_Provided data:_

----

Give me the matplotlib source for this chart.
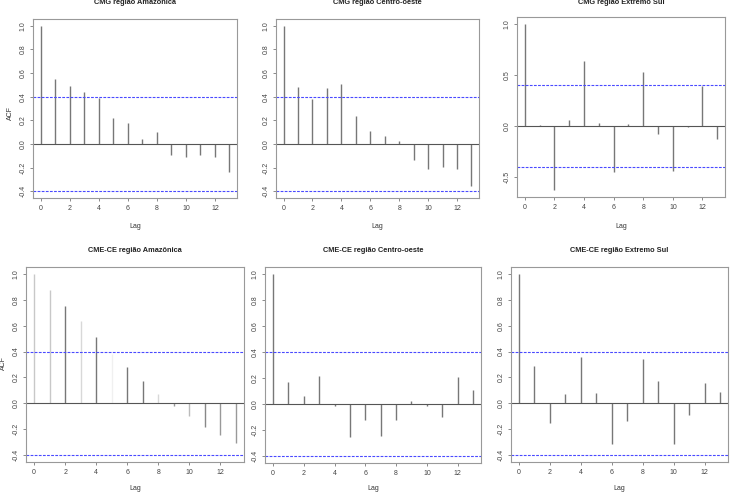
import matplotlib
matplotlib.use("Agg")
import matplotlib.pyplot as plt
import numpy as np

plt.rcParams['font.family'] = ['Liberation Sans', 'DejaVu Sans']

lags = list(range(14))

titles = [
    "CMG região Amazônica", "CMG região Centro-oeste", "CMG região Extremo Sul",
    "CME-CE região Amazônica", "CME-CE região Centro-oeste", "CME-CE região Extremo Sul",
]

acf_cmg_amazonica = [1.0, 0.545, 0.49, 0.44, 0.39, 0.22, 0.174, 0.04, 0.104,
                     -0.095, -0.11, -0.09, -0.107, -0.236]
acf_cmg_centro = [1.0, 0.48, 0.38, 0.475, 0.51, 0.236, 0.107, 0.07, 0.025,
                  -0.138, -0.21, -0.194, -0.208, -0.351]
acf_cmg_sul = [1.0, 0.005, -0.63, 0.055, 0.637, 0.033, -0.45, 0.016, 0.53,
               -0.078, -0.444, -0.01, 0.386, -0.124]
acf_cme_amazonica = [1.0, 0.876, 0.75, 0.637, 0.51, 0.38, 0.283, 0.175, 0.072,
                     -0.018, -0.103, -0.183, -0.25, -0.307]
acf_cme_centro = [1.0, 0.168, 0.062, 0.217, -0.02, -0.253, -0.124, -0.25, -0.127,
                  0.026, -0.02, -0.10, 0.209, 0.111]
acf_cme_sul = [1.0, 0.29, -0.155, 0.073, 0.355, 0.08, -0.32, -0.137, 0.34,
               0.171, -0.32, -0.093, 0.16, 0.09]

series = [acf_cmg_amazonica, acf_cmg_centro, acf_cmg_sul,
          acf_cme_amazonica, acf_cme_centro, acf_cme_sul]

conf_limit = 0.4

xticks = [0, 2, 4, 6, 8, 10, 12]
yticks_default = [-0.4, -0.2, 0.0, 0.2, 0.4, 0.6, 0.8, 1.0]
yticks_sul = [-0.5, 0.0, 0.5, 1.0]

W, H = 732, 500
fig = plt.figure(figsize=(W / 100, H / 100), dpi=100)
fig.patch.set_facecolor('white')

# pixel boxes: left, right, top, bottom
boxes = [
    (33, 237, 19, 198),
    (276, 479, 19, 198),
    (517, 725, 17, 197),
    (26, 244, 267, 462),
    (265, 481, 267, 463),
    (511, 728, 267, 462),
]

# faded spikes in the bottom-left panel (scan artefact)
spike_colors = {3: {0: '#c8c8c8', 1: '#c8c8c8', 3: '#d8d8d8', 5: '#f0f0f0', 8: '#d8d8d8',
                    9: '#999999', 10: '#bbbbbb', 11: '#888888', 12: '#999999', 13: '#999999'}}

ci_color = '#4a4aff'

for i, (vals, (l, r, t, b)) in enumerate(zip(series, boxes)):
    ax = fig.add_axes([l / W, 1 - b / H, (r - l) / W, (b - t) / H])
    vals = np.array(vals)
    cols = [spike_colors.get(i, {}).get(k, '#777777') for k in lags]
    ax.vlines(lags, 0, vals, colors=cols, lw=1.0)
    ax.axhline(0, color='#555555', lw=0.8)
    for sgn in (1, -1):
        ax.axhline(sgn * conf_limit, color=ci_color, lw=0.8, ls=(0, (2.5, 1.2)))
    lo = min(vals.min(), -conf_limit)
    hi = max(vals.max(), conf_limit)
    pad = 0.04 * (hi - lo)
    ax.set_ylim(lo - pad, hi + pad)
    ax.set_xlim(-0.52, 13.52)
    ax.set_xticks(xticks)
    yt = yticks_sul if i == 2 else yticks_default
    ax.set_yticks(yt)
    ax.set_yticklabels([f"{v:.1f}" for v in yt], rotation=90, va='center')
    ax.tick_params(direction='out', length=2.2, width=0.6, color='#777777',
                   labelsize=5, labelcolor='#444444', pad=2.5)
    for s in ax.spines.values():
        s.set_color('#999999')
        s.set_linewidth(0.8)
    cx = (l + r) / 2
    ty = 3 if i < 3 else 250
    fig.text(cx / W, 1 - ty / H, titles[i], ha='center', va='center',
             fontsize=5.3, fontweight='bold', color='#222222')
    ly = b + (29 if i < 3 else 26)
    fig.text(cx / W, 1 - ly / H, "Lag", ha='center', va='center',
             fontsize=5, color='#333333')

fig.text(10 / W, 1 - 113 / H, "ACF", rotation=90, ha='center', va='center',
         fontsize=5, color='#333333')
fig.text(3 / W, 1 - 363 / H, "ACF", rotation=90, ha='center', va='center',
         fontsize=5, color='#333333')

fig.savefig("out.png", dpi=100, facecolor='white')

----

_Set problem:_
From the opening line of the listing above through the line bearing "lags = list(range(14))", repeat each line exactly. Drop every picture.

_Response to this exercise:_
Give me the matplotlib source for this chart.
import matplotlib
matplotlib.use("Agg")
import matplotlib.pyplot as plt
import numpy as np

plt.rcParams['font.family'] = ['Liberation Sans', 'DejaVu Sans']

lags = list(range(14))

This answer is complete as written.